Esta dificultad tiene una explicación sencilla y lógica si continuamos con el hilo de toda esta entrada (o conjunto de entradas) del blog. Ante una materia de difícil comprensión y ante la insuficiencia de las palabras, o su desgaste, para poder expresar esa materia, con el efecto de hacer esa materia una realidad (no basta transmitirla, hay que conseguir contagiarla), el poeta debe hacer un uso también muy particular del lenguaje.

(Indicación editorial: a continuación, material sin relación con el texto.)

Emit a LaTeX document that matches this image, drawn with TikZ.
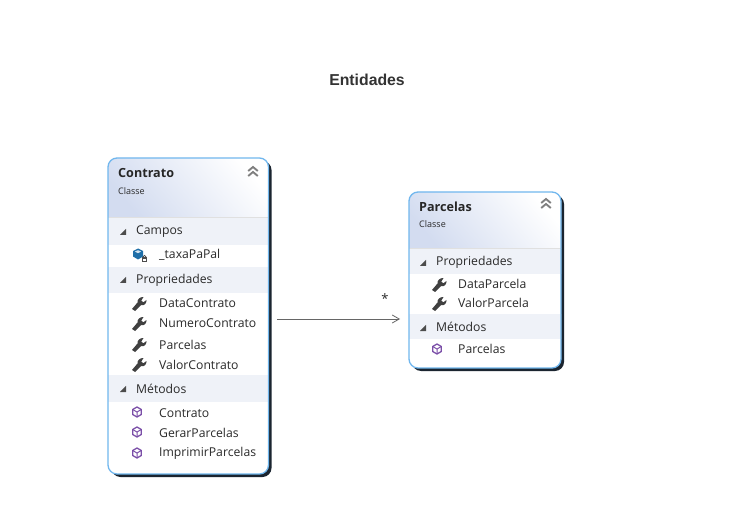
\documentclass[tikz,border=0pt]{standalone}
\usepackage{fontspec}
\setmainfont{Open Sans}
\newfontfamily\titlefont{Liberation Sans}
\usetikzlibrary{arrows.meta}
\definecolor{edgeblue}{HTML}{71B7EE}
\definecolor{bandcol}{HTML}{EFF2F8}
\definecolor{headblue}{HTML}{D3DCF0}
\definecolor{shadowcol}{HTML}{1B2530}
\definecolor{txt}{HTML}{2A2A2A}
\definecolor{methodcol}{HTML}{7B4FA8}
\definecolor{fieldcol}{HTML}{1F6FA8}
\tikzset{
  x=1pt,y=-1pt,
  boxshape/.style={rounded corners=9pt,inner sep=0pt,outer sep=0pt,anchor=north west},
  classframe/.style={boxshape,draw=edgeblue,line width=1.3pt},
  classshadow/.style={boxshape,fill=shadowcol},
  band/.style={fill=bandcol,draw=none},
  headshade/.style={top color=white,bottom color=headblue,shading angle=-50},
  row/.style={anchor=west,inner sep=0pt,font=\fontsize{12.2}{14}\selectfont,text=txt},
  classname/.style={anchor=west,inner sep=0pt,font=\fontsize{12.6}{14}\selectfont\bfseries,text=black!85},
  kind/.style={anchor=west,inner sep=0pt,font=\fontsize{9}{10}\selectfont,text=txt},
  assoc/.style={draw=black!60,line width=0.8pt,-{Straight Barb[length=7pt,width=8pt,line width=0.8pt]}},
  pics/wrench/.style={code={
    \fill[black!75] (-7,6) -- (-4,8) -- (2,2.2) .. controls (5,3) and (7.8,0.5) .. (7.5,-3)
      -- (4.5,-0.8) -- (2.2,-2.2) -- (4.5,-6) .. controls (0.8,-6.2) and (-2,-3.5) .. (-1.5,-0.5) -- cycle;
  }},
  pics/method/.style={code={
    \draw[methodcol,line width=1.3pt,line join=round] (0,-5) -- (4.3,-2.5) -- (4.3,2.5) -- (0,5) -- (-4.3,2.5) -- (-4.3,-2.5) -- cycle;
    \draw[methodcol,line width=1pt] (-4.3,-2.5) -- (0,0) -- (4.3,-2.5) (0,0) -- (0,5);
  }},
  pics/field/.style={code={
    \fill[fieldcol] (0,-5.5) -- (5,-3) -- (5,2.5) -- (0,5.5) -- (-5,2.5) -- (-5,-3) -- cycle;
    \fill[white!80!fieldcol] (0,-3.8) -- (3.2,-2.4) -- (0,-0.8) -- (-3.2,-2.4) -- cycle;
    \fill[black!70] (4,3) rectangle (9,8);
    \fill[white] (5.2,5) rectangle (7.8,6.8);
    \draw[black!70,line width=0.8pt] (5,3) .. controls (5,0.8) and (8,0.8) .. (8,3);
  }},
  pics/collapse/.style={code={
    \fill[black!70] (3,-3.2) -- (3,3) -- (-3,3) -- cycle;
  }},
  pics/chevrons/.style={code={
    \draw[black!50,line width=1.9pt] (-4.8,0) -- (0,-4) -- (4.8,0);
    \draw[black!50,line width=1.9pt] (-4.8,5) -- (0,1) -- (4.8,5);
  }},
}
\begin{document}
\begin{tikzpicture}
\useasboundingbox (0,0) rectangle (730,526);
\fill[white] (0,0) rectangle (730,526);
\node[font=\titlefont\fontsize{15.8}{18}\selectfont\bfseries,text=black!80,inner sep=0pt] (title) at (367,80) {Entidades};

% --- Contrato
\node[classshadow,minimum width=160pt,minimum height=316pt] (contratoshadow) at (111.5,161) {};
\begin{scope}
  \clip[rounded corners=9pt] (108,158) rectangle (268.5,474);
  \fill[white] (108,158) rectangle (269,474);
  \shade[headshade] (108,158) rectangle (269,217);
  \fill[band] (108,217) rectangle (269,245);
  \fill[band] (108,267) rectangle (269,293);
  \fill[band] (108,375) rectangle (269,402);
  \draw[black!12] (108,217) -- (269,217);
\end{scope}
\node[classframe,minimum width=160.5pt,minimum height=316pt] (contrato) at (108,158) {};
\node[classname] (c1) at (118,173.5) {Contrato};
\node[kind] (c2) at (118,191) {Classe};
\pic at (253,171) {chevrons};
\pic at (123,232) {collapse};
\node[row] (c3) at (136,232) {Campos};
\pic at (138,254) {field};
\node[row] (c4) at (159,255) {\_taxaPaPal};
\pic at (123,280) {collapse};
\node[row] (c5) at (136,280) {Propriedades};
\pic at (139,303) {wrench};
\node[row] (c6) at (159,303.5) {DataContrato};
\pic at (139,323) {wrench};
\node[row] (c7) at (159,323.5) {NumeroContrato};
\pic at (139,344) {wrench};
\node[row] (c8) at (159,344.5) {Parcelas};
\pic at (139,364) {wrench};
\node[row] (c9) at (159,364.5) {ValorContrato};
\pic at (123,389) {collapse};
\node[row] (c10) at (136,389) {Métodos};
\pic at (137,412) {method};
\node[row] (c11) at (159,413) {Contrato};
\pic at (137,432) {method};
\node[row] (c12) at (159,433) {GerarParcelas};
\pic at (137,453) {method};
\node[row] (c13) at (159,453.5) {ImprimirParcelas};

% --- Parcelas
\node[classshadow,minimum width=152pt,minimum height=176pt] (parcelasshadow) at (412,195) {};
\begin{scope}
  \clip[rounded corners=9pt] (409,192) rectangle (561,368);
  \fill[white] (409,192) rectangle (562,368);
  \shade[headshade] (409,192) rectangle (562,248);
  \fill[band] (409,248) rectangle (562,274);
  \fill[band] (409,314) rectangle (562,339);
  \draw[black!12] (409,248) -- (562,248);
\end{scope}
\node[classframe,minimum width=152pt,minimum height=176pt] (parcelas) at (409,192) {};
\node[classname] (p1) at (419,207) {Parcelas};
\node[kind] (p2) at (419,224) {Classe};
\pic at (546,203) {chevrons};
\pic at (423,263) {collapse};
\node[row] (p3) at (436,262.5) {Propriedades};
\pic at (439,284) {wrench};
\node[row] (p4) at (458,284) {DataParcela};
\pic at (439,303) {wrench};
\node[row] (p5) at (458,303) {ValorParcela};
\pic at (423,328) {collapse};
\node[row] (p6) at (436,327) {Métodos};
\pic at (437,349) {method};
\node[row] (p7) at (458,349) {Parcelas};

% --- association
\coordinate (assocstart) at ([shift={(8.5,3)}]contrato.east);
\draw[assoc] (assocstart) -- (assocstart -| parcelas.west) [shorten >=9pt];
\node[inner sep=0pt,font=\fontsize{13}{14}\selectfont,text=txt] (mult) at (385,299) {*};
\end{tikzpicture}
\end{document}
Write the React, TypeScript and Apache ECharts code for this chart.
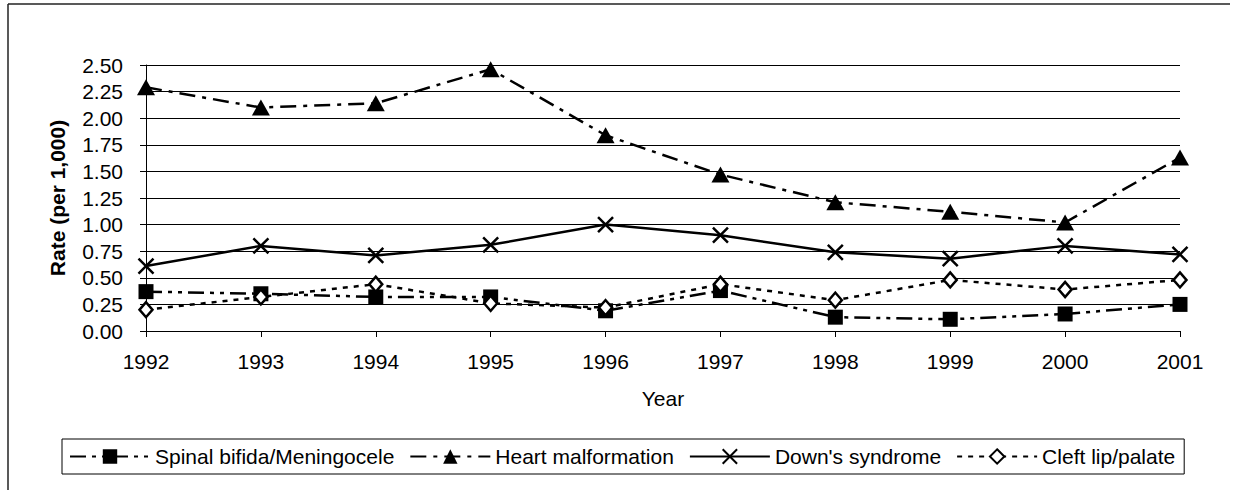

Se trata, por una parte, de lo que los lingüistas de la escuela formalista rusa llamaban desautomatización: el lenguaje, que se ha vuelto automático, cotidiano, que no requiere nuestra atención como no la requiere andar (qué complicado sería reflexionar sobre cada palabra individual antes de expresarla), que, como el que aprende a conducir o a montar en bici, ha dejado de requerir la atención activa de nuestro cerebro por la práctica, requiere aquí que se le vuelva a prestar atención para así retomar o reconquistar un nuevo significado o uno que se había perdido o desgastado. En este sentido hablábamos de la función poética del lenguaje como reflexión hacia la forma del propio mensaje, que reclama su atención para poder ganar significación y, con ello, para despertar esa emoción dormida, para ver con ojos nuevos (que reclamaba en su poema programático Huidobro) la realidad, para extrañarnos ante ella (como extranjeros en nuestra propia realidad, extranjeros en el mundo) y ante nosotros mismos y así lograr ese mejor conocimiento, como espejo, de nuestra alma.

Así, por otra parte, no se trata solo de desautomatizar el lenguaje, sino de poder renovarlo para poder expresar más de lo que cotidianamente expresa, para poder llegar a lo inefable, para estirar la capacidad de por sí infinita, pero que paradójicamente crece de las palabras de expresar.